There are a few things that bother me on each side. I don't trust the strong v shaped stock recovery we've had to date. I also don't like the fact that the market has stalled just about where we thought it would. I will trust the market recovery a lot more if we were to go back down and retest the lows. The strength of the V just doesn't seem to match what is really going on. While the single bottom could have been reached it's uncommon not to at least retest it before it's finally over. Since I'm not a Murphy subscriber I wonder if he allowed for a retest of the lows. I'll bet he didn't rule it out.
So is TA simply who's looking at the indicators? Somewhat, I suppose, especially when we get to these confusing sort of make or break points. (note that even during these periods we are so much farther ahead than everybody else that it really doesn't matter if we are unclear of direction).

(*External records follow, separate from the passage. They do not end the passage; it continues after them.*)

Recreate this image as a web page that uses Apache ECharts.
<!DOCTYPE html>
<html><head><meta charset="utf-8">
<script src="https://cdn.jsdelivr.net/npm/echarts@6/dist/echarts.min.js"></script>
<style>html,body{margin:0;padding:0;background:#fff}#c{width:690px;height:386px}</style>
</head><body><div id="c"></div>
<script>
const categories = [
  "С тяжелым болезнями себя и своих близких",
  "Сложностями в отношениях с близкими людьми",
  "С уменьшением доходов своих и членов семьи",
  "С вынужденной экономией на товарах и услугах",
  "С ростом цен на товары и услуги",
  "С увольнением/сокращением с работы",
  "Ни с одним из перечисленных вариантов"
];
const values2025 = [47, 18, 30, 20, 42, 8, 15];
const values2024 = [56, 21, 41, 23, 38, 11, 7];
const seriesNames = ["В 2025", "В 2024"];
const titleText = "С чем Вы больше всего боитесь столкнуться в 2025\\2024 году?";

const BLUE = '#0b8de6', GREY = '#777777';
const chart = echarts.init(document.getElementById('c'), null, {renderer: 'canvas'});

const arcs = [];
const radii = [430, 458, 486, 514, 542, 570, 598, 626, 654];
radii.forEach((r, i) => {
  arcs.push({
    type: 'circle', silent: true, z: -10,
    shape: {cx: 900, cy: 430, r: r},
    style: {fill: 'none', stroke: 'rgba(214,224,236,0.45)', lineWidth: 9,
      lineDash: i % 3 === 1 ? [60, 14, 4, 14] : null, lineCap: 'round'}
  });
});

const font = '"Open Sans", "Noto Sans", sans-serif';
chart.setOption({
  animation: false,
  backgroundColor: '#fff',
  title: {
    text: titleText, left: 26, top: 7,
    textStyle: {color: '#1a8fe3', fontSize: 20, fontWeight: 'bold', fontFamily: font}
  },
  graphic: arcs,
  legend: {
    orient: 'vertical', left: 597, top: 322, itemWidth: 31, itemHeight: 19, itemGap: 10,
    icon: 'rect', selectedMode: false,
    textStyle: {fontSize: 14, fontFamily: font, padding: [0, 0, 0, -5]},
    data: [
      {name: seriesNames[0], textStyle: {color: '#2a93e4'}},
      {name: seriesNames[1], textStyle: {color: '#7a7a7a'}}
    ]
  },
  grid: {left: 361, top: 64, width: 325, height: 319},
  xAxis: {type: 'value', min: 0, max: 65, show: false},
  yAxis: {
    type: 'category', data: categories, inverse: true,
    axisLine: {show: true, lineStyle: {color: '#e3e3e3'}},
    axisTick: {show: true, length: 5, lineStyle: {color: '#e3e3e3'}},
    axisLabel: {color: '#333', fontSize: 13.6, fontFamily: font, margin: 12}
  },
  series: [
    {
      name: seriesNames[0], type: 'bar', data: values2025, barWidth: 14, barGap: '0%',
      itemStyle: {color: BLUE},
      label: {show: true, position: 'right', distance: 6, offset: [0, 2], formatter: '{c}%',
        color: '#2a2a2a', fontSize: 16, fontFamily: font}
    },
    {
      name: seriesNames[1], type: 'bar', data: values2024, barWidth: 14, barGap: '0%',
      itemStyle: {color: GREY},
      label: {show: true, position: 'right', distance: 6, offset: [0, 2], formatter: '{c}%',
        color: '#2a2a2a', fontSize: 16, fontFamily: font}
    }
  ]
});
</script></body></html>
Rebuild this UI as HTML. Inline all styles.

But it is also so much more than that. With training you can look at most charts and make a pretty good guess on the stock's future direction. The forecast gets cloudier with an increase in time, and truly some charts just don't give you anything to hang your hat on. But for most everybody here, TA is the only game in town.
These transition periods where anything can happen are absolutely the most difficult to deal with. There can be so much support and resistance around that head fakes become frequent. The best thing to do during these periods is play short term trades with Matt and Steve or just simply stay safe in cash and wait for the trend to show itself. It can get frustrating as the transition drags into months, but I've heard it said that the market spends more time sideways than up or down. I've come to believe that.
john
$spx monthly the buy case
Posted by jlag on 26th of Jun 2009 at 09:19 pm
$spx monthly the buy case is a close over the 10EMA. Currently the signal would be close>945.14. Two more trading days in the month. The chart has been sucessfully backtested, but because it is a monthly signal a significant drawdown could occur.